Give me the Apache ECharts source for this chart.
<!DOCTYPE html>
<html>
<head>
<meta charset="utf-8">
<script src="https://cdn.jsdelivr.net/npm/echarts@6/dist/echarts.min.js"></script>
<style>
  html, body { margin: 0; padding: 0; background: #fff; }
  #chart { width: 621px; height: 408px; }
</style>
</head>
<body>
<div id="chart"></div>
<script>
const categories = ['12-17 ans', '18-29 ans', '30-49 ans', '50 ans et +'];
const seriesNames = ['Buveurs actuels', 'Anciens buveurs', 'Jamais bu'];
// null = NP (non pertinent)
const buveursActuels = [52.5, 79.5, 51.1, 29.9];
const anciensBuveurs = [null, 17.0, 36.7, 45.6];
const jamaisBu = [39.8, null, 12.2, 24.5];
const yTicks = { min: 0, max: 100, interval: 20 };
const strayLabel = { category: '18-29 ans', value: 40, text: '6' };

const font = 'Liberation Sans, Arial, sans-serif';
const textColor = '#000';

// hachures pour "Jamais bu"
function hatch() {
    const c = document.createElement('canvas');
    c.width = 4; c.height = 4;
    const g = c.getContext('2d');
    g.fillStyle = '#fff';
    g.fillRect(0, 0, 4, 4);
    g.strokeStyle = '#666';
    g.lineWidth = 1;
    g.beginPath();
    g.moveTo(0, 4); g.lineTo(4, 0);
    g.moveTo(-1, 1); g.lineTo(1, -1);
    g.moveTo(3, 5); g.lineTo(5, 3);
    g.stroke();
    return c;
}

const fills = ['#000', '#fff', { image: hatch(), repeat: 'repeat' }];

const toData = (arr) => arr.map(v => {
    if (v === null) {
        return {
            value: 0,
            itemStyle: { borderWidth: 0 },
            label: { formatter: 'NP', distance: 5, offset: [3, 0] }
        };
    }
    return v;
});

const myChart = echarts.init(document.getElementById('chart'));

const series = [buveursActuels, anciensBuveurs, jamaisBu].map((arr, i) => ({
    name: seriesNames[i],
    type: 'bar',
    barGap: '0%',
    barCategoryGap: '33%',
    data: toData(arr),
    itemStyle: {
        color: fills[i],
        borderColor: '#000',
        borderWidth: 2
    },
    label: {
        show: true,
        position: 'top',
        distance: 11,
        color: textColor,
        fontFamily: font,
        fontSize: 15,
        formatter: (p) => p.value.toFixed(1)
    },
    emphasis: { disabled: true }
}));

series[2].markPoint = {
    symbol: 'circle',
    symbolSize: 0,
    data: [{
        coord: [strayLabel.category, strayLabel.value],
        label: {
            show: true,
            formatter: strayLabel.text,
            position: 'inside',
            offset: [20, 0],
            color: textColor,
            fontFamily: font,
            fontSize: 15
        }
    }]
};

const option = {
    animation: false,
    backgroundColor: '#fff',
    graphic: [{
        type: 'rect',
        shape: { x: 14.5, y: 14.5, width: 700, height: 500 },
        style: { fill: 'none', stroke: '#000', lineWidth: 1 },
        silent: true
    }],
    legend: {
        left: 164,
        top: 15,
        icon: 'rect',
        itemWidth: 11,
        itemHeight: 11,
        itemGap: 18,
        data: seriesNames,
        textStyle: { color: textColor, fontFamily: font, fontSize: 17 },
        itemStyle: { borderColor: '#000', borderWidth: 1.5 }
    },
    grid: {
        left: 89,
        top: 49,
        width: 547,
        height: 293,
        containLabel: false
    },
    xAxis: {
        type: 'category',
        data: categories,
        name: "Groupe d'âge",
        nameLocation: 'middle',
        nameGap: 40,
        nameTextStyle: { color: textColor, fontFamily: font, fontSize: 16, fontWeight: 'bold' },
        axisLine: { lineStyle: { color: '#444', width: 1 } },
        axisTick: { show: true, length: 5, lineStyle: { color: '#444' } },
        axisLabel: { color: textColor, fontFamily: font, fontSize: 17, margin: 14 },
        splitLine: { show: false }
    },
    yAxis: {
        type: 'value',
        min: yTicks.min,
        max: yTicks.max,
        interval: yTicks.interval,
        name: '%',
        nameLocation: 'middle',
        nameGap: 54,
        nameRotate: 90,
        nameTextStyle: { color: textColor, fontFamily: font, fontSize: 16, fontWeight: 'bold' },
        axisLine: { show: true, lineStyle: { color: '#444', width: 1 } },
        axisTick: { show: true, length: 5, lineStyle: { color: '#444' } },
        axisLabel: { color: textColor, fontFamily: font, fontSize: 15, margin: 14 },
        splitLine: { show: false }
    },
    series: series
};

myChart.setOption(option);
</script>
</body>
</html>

*****

• _WHAT IS EXPECTED_:
Print the listing above in its entirety, with every line exact.

• _EXERCISE RESULT_:
Give me the Apache ECharts source for this chart.
<!DOCTYPE html>
<html>
<head>
<meta charset="utf-8">
<script src="https://cdn.jsdelivr.net/npm/echarts@6/dist/echarts.min.js"></script>
<style>
  html, body { margin: 0; padding: 0; background: #fff; }
  #chart { width: 621px; height: 408px; }
</style>
</head>
<body>
<div id="chart"></div>
<script>
const categories = ['12-17 ans', '18-29 ans', '30-49 ans', '50 ans et +'];
const seriesNames = ['Buveurs actuels', 'Anciens buveurs', 'Jamais bu'];
// null = NP (non pertinent)
const buveursActuels = [52.5, 79.5, 51.1, 29.9];
const anciensBuveurs = [null, 17.0, 36.7, 45.6];
const jamaisBu = [39.8, null, 12.2, 24.5];
const yTicks = { min: 0, max: 100, interval: 20 };
const strayLabel = { category: '18-29 ans', value: 40, text: '6' };

const font = 'Liberation Sans, Arial, sans-serif';
const textColor = '#000';

// hachures pour "Jamais bu"
function hatch() {
    const c = document.createElement('canvas');
    c.width = 4; c.height = 4;
    const g = c.getContext('2d');
    g.fillStyle = '#fff';
    g.fillRect(0, 0, 4, 4);
    g.strokeStyle = '#666';
    g.lineWidth = 1;
    g.beginPath();
    g.moveTo(0, 4); g.lineTo(4, 0);
    g.moveTo(-1, 1); g.lineTo(1, -1);
    g.moveTo(3, 5); g.lineTo(5, 3);
    g.stroke();
    return c;
}

const fills = ['#000', '#fff', { image: hatch(), repeat: 'repeat' }];

const toData = (arr) => arr.map(v => {
    if (v === null) {
        return {
            value: 0,
            itemStyle: { borderWidth: 0 },
            label: { formatter: 'NP', distance: 5, offset: [3, 0] }
        };
    }
    return v;
});

const myChart = echarts.init(document.getElementById('chart'));

const series = [buveursActuels, anciensBuveurs, jamaisBu].map((arr, i) => ({
    name: seriesNames[i],
    type: 'bar',
    barGap: '0%',
    barCategoryGap: '33%',
    data: toData(arr),
    itemStyle: {
        color: fills[i],
        borderColor: '#000',
        borderWidth: 2
    },
    label: {
        show: true,
        position: 'top',
        distance: 11,
        color: textColor,
        fontFamily: font,
        fontSize: 15,
        formatter: (p) => p.value.toFixed(1)
    },
    emphasis: { disabled: true }
}));

series[2].markPoint = {
    symbol: 'circle',
    symbolSize: 0,
    data: [{
        coord: [strayLabel.category, strayLabel.value],
        label: {
            show: true,
            formatter: strayLabel.text,
            position: 'inside',
            offset: [20, 0],
            color: textColor,
            fontFamily: font,
            fontSize: 15
        }
    }]
};

const option = {
    animation: false,
    backgroundColor: '#fff',
    graphic: [{
        type: 'rect',
        shape: { x: 14.5, y: 14.5, width: 700, height: 500 },
        style: { fill: 'none', stroke: '#000', lineWidth: 1 },
        silent: true
    }],
    legend: {
        left: 164,
        top: 15,
        icon: 'rect',
        itemWidth: 11,
        itemHeight: 11,
        itemGap: 18,
        data: seriesNames,
        textStyle: { color: textColor, fontFamily: font, fontSize: 17 },
        itemStyle: { borderColor: '#000', borderWidth: 1.5 }
    },
    grid: {
        left: 89,
        top: 49,
        width: 547,
        height: 293,
        containLabel: false
    },
    xAxis: {
        type: 'category',
        data: categories,
        name: "Groupe d'âge",
        nameLocation: 'middle',
        nameGap: 40,
        nameTextStyle: { color: textColor, fontFamily: font, fontSize: 16, fontWeight: 'bold' },
        axisLine: { lineStyle: { color: '#444', width: 1 } },
        axisTick: { show: true, length: 5, lineStyle: { color: '#444' } },
        axisLabel: { color: textColor, fontFamily: font, fontSize: 17, margin: 14 },
        splitLine: { show: false }
    },
    yAxis: {
        type: 'value',
        min: yTicks.min,
        max: yTicks.max,
        interval: yTicks.interval,
        name: '%',
        nameLocation: 'middle',
        nameGap: 54,
        nameRotate: 90,
        nameTextStyle: { color: textColor, fontFamily: font, fontSize: 16, fontWeight: 'bold' },
        axisLine: { show: true, lineStyle: { color: '#444', width: 1 } },
        axisTick: { show: true, length: 5, lineStyle: { color: '#444' } },
        axisLabel: { color: textColor, fontFamily: font, fontSize: 15, margin: 14 },
        splitLine: { show: false }
    },
    series: series
};

myChart.setOption(option);
</script>
</body>
</html>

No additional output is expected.